:: SUPPLIED MATERIAL
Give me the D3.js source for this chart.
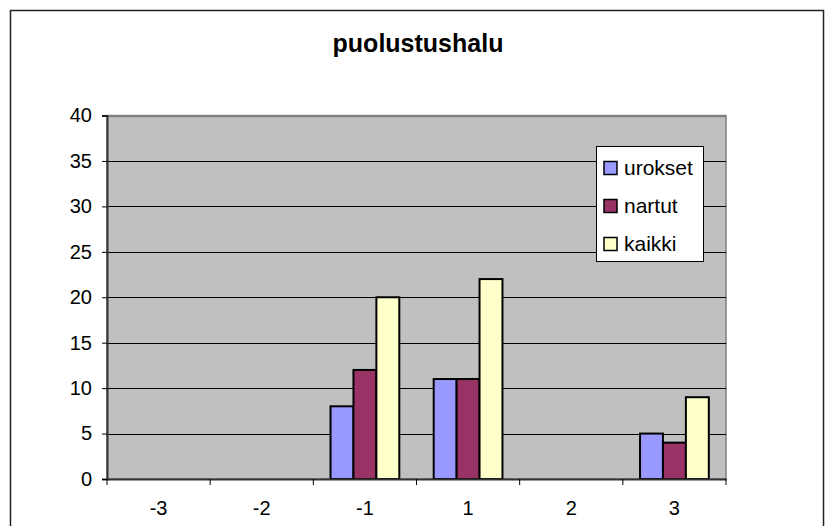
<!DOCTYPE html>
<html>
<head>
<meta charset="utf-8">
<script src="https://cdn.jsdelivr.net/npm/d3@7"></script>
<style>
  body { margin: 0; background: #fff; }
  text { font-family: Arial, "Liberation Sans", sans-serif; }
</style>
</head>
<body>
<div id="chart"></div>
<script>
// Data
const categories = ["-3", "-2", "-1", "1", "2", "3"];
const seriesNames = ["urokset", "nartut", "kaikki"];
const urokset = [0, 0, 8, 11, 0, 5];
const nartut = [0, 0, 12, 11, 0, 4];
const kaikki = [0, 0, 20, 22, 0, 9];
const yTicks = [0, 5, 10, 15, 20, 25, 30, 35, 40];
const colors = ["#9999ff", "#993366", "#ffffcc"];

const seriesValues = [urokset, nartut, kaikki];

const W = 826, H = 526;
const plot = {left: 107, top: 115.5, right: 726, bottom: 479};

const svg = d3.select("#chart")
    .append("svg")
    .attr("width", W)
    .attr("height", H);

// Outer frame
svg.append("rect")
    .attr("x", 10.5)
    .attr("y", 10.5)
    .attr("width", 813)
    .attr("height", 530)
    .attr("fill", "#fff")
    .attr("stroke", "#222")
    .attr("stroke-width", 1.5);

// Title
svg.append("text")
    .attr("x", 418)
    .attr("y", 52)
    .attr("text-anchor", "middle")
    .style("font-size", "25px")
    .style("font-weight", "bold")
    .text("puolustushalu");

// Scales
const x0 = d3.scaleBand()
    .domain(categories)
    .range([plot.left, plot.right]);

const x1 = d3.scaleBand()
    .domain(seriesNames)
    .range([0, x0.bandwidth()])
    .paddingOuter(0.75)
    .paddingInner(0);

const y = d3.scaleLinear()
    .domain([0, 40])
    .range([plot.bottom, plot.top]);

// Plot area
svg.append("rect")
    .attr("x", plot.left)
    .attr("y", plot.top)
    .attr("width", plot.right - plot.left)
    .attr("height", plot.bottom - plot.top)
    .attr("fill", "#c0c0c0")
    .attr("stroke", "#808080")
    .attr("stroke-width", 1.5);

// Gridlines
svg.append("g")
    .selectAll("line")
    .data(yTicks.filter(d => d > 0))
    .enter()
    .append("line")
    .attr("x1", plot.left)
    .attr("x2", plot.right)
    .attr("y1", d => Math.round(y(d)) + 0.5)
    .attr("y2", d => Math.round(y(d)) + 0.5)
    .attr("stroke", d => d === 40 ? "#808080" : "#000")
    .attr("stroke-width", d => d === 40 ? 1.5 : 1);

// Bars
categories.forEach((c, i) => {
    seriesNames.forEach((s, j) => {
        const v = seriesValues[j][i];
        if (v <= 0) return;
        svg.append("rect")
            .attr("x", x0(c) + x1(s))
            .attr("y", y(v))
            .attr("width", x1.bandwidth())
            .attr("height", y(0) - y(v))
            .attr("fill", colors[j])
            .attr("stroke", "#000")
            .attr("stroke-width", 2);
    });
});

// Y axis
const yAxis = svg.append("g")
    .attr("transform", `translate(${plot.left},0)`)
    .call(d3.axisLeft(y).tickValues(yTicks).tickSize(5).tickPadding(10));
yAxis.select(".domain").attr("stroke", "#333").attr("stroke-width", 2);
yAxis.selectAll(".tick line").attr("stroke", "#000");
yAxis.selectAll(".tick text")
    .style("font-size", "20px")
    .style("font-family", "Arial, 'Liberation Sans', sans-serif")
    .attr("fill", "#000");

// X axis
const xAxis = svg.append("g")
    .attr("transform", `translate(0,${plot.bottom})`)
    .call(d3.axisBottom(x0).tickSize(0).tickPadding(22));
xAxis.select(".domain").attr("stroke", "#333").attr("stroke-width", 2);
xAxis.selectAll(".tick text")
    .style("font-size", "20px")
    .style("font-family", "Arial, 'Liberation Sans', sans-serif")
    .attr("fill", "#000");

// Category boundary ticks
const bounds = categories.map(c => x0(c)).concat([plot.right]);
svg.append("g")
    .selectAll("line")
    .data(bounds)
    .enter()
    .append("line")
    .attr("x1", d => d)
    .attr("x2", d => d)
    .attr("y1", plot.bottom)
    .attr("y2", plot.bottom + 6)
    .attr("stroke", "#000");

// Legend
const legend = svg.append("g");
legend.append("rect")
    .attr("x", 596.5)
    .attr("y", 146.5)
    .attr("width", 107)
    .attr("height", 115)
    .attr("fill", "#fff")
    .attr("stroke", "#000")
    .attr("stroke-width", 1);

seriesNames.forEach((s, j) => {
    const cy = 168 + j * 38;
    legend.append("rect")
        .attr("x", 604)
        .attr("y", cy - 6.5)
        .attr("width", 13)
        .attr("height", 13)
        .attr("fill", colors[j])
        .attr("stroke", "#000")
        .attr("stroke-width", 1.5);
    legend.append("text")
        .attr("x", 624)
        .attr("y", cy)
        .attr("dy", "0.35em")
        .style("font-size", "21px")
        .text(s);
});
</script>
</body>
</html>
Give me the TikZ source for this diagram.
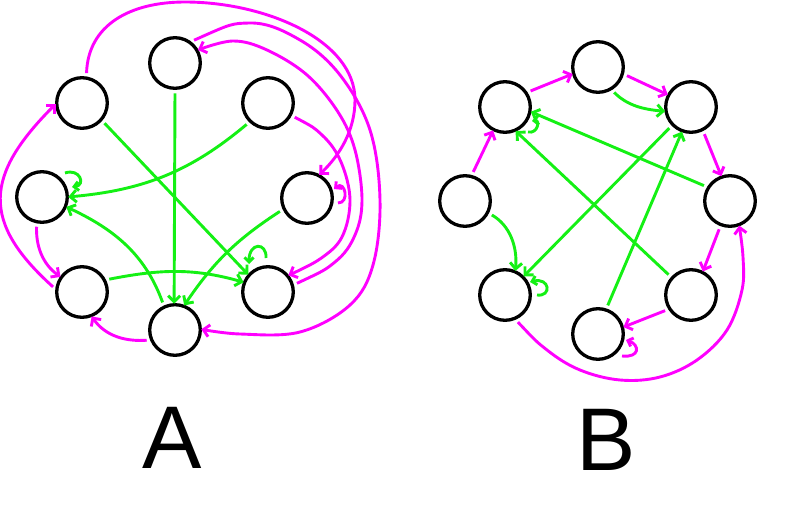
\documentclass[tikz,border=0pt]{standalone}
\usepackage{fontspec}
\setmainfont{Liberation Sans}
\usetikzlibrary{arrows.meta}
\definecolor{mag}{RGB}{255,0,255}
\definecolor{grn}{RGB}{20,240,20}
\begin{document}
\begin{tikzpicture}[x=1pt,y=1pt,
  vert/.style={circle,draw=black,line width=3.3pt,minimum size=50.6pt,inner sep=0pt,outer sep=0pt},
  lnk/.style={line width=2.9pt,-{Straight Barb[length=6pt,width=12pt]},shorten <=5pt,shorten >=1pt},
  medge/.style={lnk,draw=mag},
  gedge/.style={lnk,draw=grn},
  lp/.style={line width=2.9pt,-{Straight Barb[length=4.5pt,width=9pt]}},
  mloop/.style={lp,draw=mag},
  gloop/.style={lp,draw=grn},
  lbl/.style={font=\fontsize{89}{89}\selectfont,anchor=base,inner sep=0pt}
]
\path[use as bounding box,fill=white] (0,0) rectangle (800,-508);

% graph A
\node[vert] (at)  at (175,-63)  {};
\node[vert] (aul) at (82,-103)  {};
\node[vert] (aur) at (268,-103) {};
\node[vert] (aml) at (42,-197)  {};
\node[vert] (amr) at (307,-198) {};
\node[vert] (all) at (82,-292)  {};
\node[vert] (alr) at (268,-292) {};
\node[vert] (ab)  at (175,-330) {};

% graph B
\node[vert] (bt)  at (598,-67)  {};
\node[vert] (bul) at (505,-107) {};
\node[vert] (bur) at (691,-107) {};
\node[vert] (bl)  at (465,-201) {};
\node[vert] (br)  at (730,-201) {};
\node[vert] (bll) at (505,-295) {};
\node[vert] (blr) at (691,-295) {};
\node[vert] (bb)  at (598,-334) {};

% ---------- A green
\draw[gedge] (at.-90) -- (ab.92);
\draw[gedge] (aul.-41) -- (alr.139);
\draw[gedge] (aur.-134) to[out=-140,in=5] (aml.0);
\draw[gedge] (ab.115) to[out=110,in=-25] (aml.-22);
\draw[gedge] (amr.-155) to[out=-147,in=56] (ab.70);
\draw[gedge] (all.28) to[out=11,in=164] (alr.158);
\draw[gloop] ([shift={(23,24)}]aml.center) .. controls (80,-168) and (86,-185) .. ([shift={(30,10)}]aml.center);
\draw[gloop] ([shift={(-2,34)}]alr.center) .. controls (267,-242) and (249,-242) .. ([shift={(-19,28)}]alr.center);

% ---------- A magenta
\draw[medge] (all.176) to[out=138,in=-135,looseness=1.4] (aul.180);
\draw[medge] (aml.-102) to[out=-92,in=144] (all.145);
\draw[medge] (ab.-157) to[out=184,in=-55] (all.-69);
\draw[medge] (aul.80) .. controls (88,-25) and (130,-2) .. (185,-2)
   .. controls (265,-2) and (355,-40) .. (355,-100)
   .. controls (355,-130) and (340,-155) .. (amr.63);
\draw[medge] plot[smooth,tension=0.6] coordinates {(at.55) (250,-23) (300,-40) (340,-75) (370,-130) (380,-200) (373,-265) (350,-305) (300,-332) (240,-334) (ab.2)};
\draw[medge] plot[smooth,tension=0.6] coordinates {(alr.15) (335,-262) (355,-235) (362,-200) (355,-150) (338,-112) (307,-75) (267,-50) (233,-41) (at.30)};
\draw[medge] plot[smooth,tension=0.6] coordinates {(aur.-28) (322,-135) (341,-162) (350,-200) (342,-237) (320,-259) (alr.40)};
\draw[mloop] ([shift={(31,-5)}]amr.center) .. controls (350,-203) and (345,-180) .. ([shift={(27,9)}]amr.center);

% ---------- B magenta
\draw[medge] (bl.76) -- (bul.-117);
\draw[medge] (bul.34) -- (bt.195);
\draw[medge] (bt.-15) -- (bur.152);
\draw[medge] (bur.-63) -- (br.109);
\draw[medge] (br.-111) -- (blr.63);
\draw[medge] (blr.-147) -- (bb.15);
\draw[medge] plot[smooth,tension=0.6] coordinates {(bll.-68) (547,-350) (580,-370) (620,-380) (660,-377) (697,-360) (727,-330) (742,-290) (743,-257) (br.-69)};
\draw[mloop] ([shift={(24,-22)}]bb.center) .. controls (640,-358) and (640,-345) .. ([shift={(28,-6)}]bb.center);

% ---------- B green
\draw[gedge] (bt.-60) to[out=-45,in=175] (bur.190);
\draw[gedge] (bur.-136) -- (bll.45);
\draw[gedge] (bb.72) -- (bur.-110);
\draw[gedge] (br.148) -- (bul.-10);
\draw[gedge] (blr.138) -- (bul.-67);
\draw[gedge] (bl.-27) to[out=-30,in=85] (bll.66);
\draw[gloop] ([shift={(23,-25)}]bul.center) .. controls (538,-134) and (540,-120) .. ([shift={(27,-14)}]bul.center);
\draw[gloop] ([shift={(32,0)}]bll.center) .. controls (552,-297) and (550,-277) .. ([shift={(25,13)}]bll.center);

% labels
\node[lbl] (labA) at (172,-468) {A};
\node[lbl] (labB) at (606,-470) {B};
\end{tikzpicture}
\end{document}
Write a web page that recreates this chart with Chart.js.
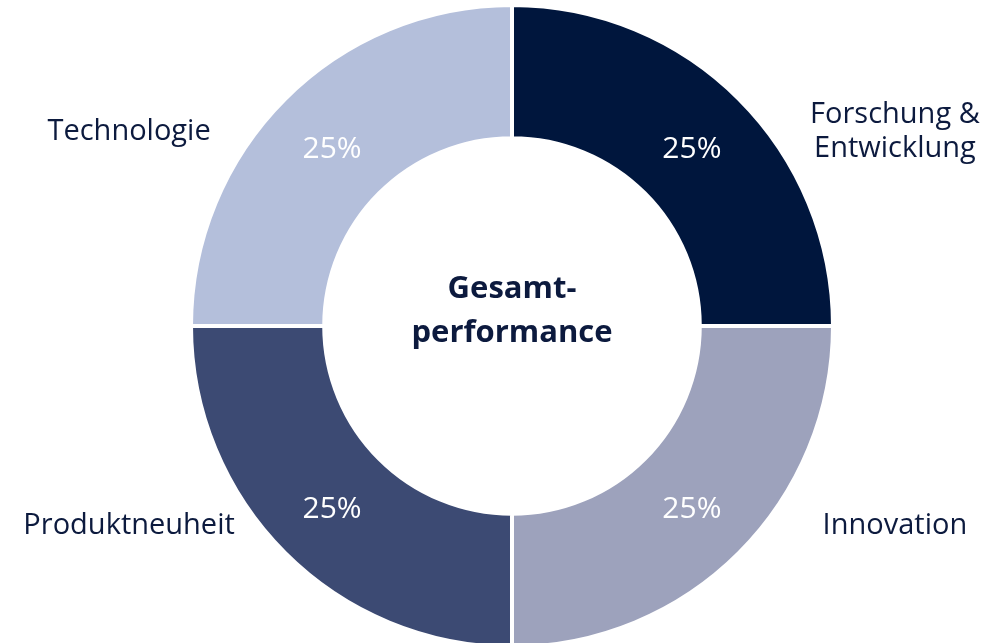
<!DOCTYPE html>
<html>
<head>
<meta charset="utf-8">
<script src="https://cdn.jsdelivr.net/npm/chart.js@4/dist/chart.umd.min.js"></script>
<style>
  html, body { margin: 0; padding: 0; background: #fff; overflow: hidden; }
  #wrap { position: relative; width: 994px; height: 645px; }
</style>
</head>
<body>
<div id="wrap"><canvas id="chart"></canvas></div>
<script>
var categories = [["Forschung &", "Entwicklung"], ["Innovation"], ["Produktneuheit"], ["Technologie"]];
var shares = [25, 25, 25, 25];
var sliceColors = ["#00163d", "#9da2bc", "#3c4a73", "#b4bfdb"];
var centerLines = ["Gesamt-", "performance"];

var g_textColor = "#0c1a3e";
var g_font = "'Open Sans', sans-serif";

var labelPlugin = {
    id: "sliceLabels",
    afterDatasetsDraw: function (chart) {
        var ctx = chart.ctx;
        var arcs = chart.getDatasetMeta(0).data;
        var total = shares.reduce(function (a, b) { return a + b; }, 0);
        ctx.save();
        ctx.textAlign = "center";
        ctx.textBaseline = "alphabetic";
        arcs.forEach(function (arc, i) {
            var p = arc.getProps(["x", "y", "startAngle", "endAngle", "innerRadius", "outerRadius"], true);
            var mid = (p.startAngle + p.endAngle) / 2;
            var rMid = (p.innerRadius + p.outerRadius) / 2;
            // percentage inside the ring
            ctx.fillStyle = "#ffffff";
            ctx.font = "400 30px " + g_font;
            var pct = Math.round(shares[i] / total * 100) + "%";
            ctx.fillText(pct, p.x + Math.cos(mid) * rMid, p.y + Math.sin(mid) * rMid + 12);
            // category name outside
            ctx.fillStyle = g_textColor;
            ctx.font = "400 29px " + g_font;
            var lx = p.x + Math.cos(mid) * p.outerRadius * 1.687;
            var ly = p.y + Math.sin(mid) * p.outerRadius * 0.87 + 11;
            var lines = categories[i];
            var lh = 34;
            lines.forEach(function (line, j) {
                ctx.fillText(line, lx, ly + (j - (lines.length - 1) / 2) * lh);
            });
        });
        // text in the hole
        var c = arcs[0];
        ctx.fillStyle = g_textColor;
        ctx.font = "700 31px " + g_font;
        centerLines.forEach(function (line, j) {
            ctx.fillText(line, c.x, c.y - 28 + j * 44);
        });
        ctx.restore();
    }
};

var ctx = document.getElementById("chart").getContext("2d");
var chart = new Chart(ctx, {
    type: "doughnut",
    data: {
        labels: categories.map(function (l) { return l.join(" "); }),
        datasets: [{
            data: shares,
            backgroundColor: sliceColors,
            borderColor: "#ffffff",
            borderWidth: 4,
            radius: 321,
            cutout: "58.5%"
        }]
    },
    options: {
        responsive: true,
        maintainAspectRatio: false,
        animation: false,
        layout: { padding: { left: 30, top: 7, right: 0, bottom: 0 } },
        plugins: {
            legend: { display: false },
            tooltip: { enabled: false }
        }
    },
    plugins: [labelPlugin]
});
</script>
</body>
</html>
::::
TO DO ->
Take out nothing but the lines from the one containing "Give me the TikZ source for this diagram." to the one containing "(0,0) rectangle (800,-508);", inclusive, retyped exactly. Drop the pictures.

FINISHED EXERCISE ->
Give me the TikZ source for this diagram.
\documentclass[tikz,border=0pt]{standalone}
\usepackage{fontspec}
\setmainfont{Liberation Sans}
\usetikzlibrary{arrows.meta}
\definecolor{mag}{RGB}{255,0,255}
\definecolor{grn}{RGB}{20,240,20}
\begin{document}
\begin{tikzpicture}[x=1pt,y=1pt,
  vert/.style={circle,draw=black,line width=3.3pt,minimum size=50.6pt,inner sep=0pt,outer sep=0pt},
  lnk/.style={line width=2.9pt,-{Straight Barb[length=6pt,width=12pt]},shorten <=5pt,shorten >=1pt},
  medge/.style={lnk,draw=mag},
  gedge/.style={lnk,draw=grn},
  lp/.style={line width=2.9pt,-{Straight Barb[length=4.5pt,width=9pt]}},
  mloop/.style={lp,draw=mag},
  gloop/.style={lp,draw=grn},
  lbl/.style={font=\fontsize{89}{89}\selectfont,anchor=base,inner sep=0pt}
]
\path[use as bounding box,fill=white] (0,0) rectangle (800,-508);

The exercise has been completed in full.